-- Set task --
Extract the complete listing and repeat it word for word.
..............................
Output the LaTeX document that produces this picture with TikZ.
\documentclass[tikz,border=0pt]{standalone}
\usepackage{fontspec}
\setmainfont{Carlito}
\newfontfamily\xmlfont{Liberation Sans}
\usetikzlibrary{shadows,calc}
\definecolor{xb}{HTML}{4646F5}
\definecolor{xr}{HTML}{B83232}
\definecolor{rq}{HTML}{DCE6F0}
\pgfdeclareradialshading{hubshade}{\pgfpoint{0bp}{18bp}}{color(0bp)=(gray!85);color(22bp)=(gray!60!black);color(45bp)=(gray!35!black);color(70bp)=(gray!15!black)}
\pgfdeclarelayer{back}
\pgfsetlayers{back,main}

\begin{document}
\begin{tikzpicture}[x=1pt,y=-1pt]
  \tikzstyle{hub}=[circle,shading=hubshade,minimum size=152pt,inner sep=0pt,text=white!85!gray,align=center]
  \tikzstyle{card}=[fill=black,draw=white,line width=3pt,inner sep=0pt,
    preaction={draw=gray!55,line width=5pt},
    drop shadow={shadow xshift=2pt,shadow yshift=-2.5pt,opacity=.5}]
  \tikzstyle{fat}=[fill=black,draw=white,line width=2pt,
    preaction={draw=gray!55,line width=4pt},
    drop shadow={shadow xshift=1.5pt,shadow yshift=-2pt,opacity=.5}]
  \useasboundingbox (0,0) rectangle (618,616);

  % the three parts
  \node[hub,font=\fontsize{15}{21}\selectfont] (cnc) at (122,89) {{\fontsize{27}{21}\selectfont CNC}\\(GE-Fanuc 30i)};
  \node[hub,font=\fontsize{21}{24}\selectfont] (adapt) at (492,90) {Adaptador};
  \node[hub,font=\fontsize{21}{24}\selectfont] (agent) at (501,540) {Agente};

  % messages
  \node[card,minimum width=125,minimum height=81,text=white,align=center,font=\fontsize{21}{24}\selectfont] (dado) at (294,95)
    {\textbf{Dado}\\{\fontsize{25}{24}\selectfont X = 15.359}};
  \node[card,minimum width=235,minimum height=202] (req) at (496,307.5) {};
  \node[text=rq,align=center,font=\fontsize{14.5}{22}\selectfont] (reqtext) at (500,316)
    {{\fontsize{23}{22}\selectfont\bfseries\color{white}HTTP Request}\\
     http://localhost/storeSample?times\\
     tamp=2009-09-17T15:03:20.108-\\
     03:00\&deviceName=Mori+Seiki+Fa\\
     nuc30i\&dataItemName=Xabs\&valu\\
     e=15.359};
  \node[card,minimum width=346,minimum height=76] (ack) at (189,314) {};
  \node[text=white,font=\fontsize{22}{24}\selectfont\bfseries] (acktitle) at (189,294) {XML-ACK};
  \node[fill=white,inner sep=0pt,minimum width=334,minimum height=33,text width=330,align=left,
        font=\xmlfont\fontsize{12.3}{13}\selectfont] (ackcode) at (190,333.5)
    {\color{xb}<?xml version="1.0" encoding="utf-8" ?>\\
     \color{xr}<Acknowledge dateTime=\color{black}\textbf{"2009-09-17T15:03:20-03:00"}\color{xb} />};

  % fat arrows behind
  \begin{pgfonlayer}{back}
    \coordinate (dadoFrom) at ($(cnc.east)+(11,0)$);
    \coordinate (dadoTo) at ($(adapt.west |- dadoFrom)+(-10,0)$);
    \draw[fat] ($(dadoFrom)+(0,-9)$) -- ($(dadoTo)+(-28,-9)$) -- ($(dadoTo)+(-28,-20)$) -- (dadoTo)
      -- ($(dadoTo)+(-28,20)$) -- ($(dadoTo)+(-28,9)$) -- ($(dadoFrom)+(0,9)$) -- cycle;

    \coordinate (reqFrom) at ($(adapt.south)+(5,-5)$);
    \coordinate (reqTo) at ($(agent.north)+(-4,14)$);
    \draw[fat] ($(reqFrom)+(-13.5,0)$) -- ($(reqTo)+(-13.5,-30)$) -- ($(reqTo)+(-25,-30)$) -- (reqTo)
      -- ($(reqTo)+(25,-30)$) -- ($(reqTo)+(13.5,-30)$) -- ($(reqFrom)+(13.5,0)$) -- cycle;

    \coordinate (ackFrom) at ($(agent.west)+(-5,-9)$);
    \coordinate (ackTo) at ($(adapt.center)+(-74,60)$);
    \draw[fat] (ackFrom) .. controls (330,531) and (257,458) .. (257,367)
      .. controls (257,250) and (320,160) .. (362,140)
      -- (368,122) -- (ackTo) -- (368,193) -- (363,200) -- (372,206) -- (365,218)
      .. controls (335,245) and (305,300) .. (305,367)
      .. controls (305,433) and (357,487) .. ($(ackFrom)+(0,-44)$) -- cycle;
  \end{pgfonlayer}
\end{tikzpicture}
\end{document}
..............................
-- Output below --
Output the LaTeX document that produces this picture with TikZ.
\documentclass[tikz,border=0pt]{standalone}
\usepackage{fontspec}
\setmainfont{Carlito}
\newfontfamily\xmlfont{Liberation Sans}
\usetikzlibrary{shadows,calc}
\definecolor{xb}{HTML}{4646F5}
\definecolor{xr}{HTML}{B83232}
\definecolor{rq}{HTML}{DCE6F0}
\pgfdeclareradialshading{hubshade}{\pgfpoint{0bp}{18bp}}{color(0bp)=(gray!85);color(22bp)=(gray!60!black);color(45bp)=(gray!35!black);color(70bp)=(gray!15!black)}
\pgfdeclarelayer{back}
\pgfsetlayers{back,main}

\begin{document}
\begin{tikzpicture}[x=1pt,y=-1pt]
  \tikzstyle{hub}=[circle,shading=hubshade,minimum size=152pt,inner sep=0pt,text=white!85!gray,align=center]
  \tikzstyle{card}=[fill=black,draw=white,line width=3pt,inner sep=0pt,
    preaction={draw=gray!55,line width=5pt},
    drop shadow={shadow xshift=2pt,shadow yshift=-2.5pt,opacity=.5}]
  \tikzstyle{fat}=[fill=black,draw=white,line width=2pt,
    preaction={draw=gray!55,line width=4pt},
    drop shadow={shadow xshift=1.5pt,shadow yshift=-2pt,opacity=.5}]
  \useasboundingbox (0,0) rectangle (618,616);

  % the three parts
  \node[hub,font=\fontsize{15}{21}\selectfont] (cnc) at (122,89) {{\fontsize{27}{21}\selectfont CNC}\\(GE-Fanuc 30i)};
  \node[hub,font=\fontsize{21}{24}\selectfont] (adapt) at (492,90) {Adaptador};
  \node[hub,font=\fontsize{21}{24}\selectfont] (agent) at (501,540) {Agente};

  % messages
  \node[card,minimum width=125,minimum height=81,text=white,align=center,font=\fontsize{21}{24}\selectfont] (dado) at (294,95)
    {\textbf{Dado}\\{\fontsize{25}{24}\selectfont X = 15.359}};
  \node[card,minimum width=235,minimum height=202] (req) at (496,307.5) {};
  \node[text=rq,align=center,font=\fontsize{14.5}{22}\selectfont] (reqtext) at (500,316)
    {{\fontsize{23}{22}\selectfont\bfseries\color{white}HTTP Request}\\
     http://localhost/storeSample?times\\
     tamp=2009-09-17T15:03:20.108-\\
     03:00\&deviceName=Mori+Seiki+Fa\\
     nuc30i\&dataItemName=Xabs\&valu\\
     e=15.359};
  \node[card,minimum width=346,minimum height=76] (ack) at (189,314) {};
  \node[text=white,font=\fontsize{22}{24}\selectfont\bfseries] (acktitle) at (189,294) {XML-ACK};
  \node[fill=white,inner sep=0pt,minimum width=334,minimum height=33,text width=330,align=left,
        font=\xmlfont\fontsize{12.3}{13}\selectfont] (ackcode) at (190,333.5)
    {\color{xb}<?xml version="1.0" encoding="utf-8" ?>\\
     \color{xr}<Acknowledge dateTime=\color{black}\textbf{"2009-09-17T15:03:20-03:00"}\color{xb} />};

  % fat arrows behind
  \begin{pgfonlayer}{back}
    \coordinate (dadoFrom) at ($(cnc.east)+(11,0)$);
    \coordinate (dadoTo) at ($(adapt.west |- dadoFrom)+(-10,0)$);
    \draw[fat] ($(dadoFrom)+(0,-9)$) -- ($(dadoTo)+(-28,-9)$) -- ($(dadoTo)+(-28,-20)$) -- (dadoTo)
      -- ($(dadoTo)+(-28,20)$) -- ($(dadoTo)+(-28,9)$) -- ($(dadoFrom)+(0,9)$) -- cycle;

    \coordinate (reqFrom) at ($(adapt.south)+(5,-5)$);
    \coordinate (reqTo) at ($(agent.north)+(-4,14)$);
    \draw[fat] ($(reqFrom)+(-13.5,0)$) -- ($(reqTo)+(-13.5,-30)$) -- ($(reqTo)+(-25,-30)$) -- (reqTo)
      -- ($(reqTo)+(25,-30)$) -- ($(reqTo)+(13.5,-30)$) -- ($(reqFrom)+(13.5,0)$) -- cycle;

    \coordinate (ackFrom) at ($(agent.west)+(-5,-9)$);
    \coordinate (ackTo) at ($(adapt.center)+(-74,60)$);
    \draw[fat] (ackFrom) .. controls (330,531) and (257,458) .. (257,367)
      .. controls (257,250) and (320,160) .. (362,140)
      -- (368,122) -- (ackTo) -- (368,193) -- (363,200) -- (372,206) -- (365,218)
      .. controls (335,245) and (305,300) .. (305,367)
      .. controls (305,433) and (357,487) .. ($(ackFrom)+(0,-44)$) -- cycle;
  \end{pgfonlayer}
\end{tikzpicture}
\end{document}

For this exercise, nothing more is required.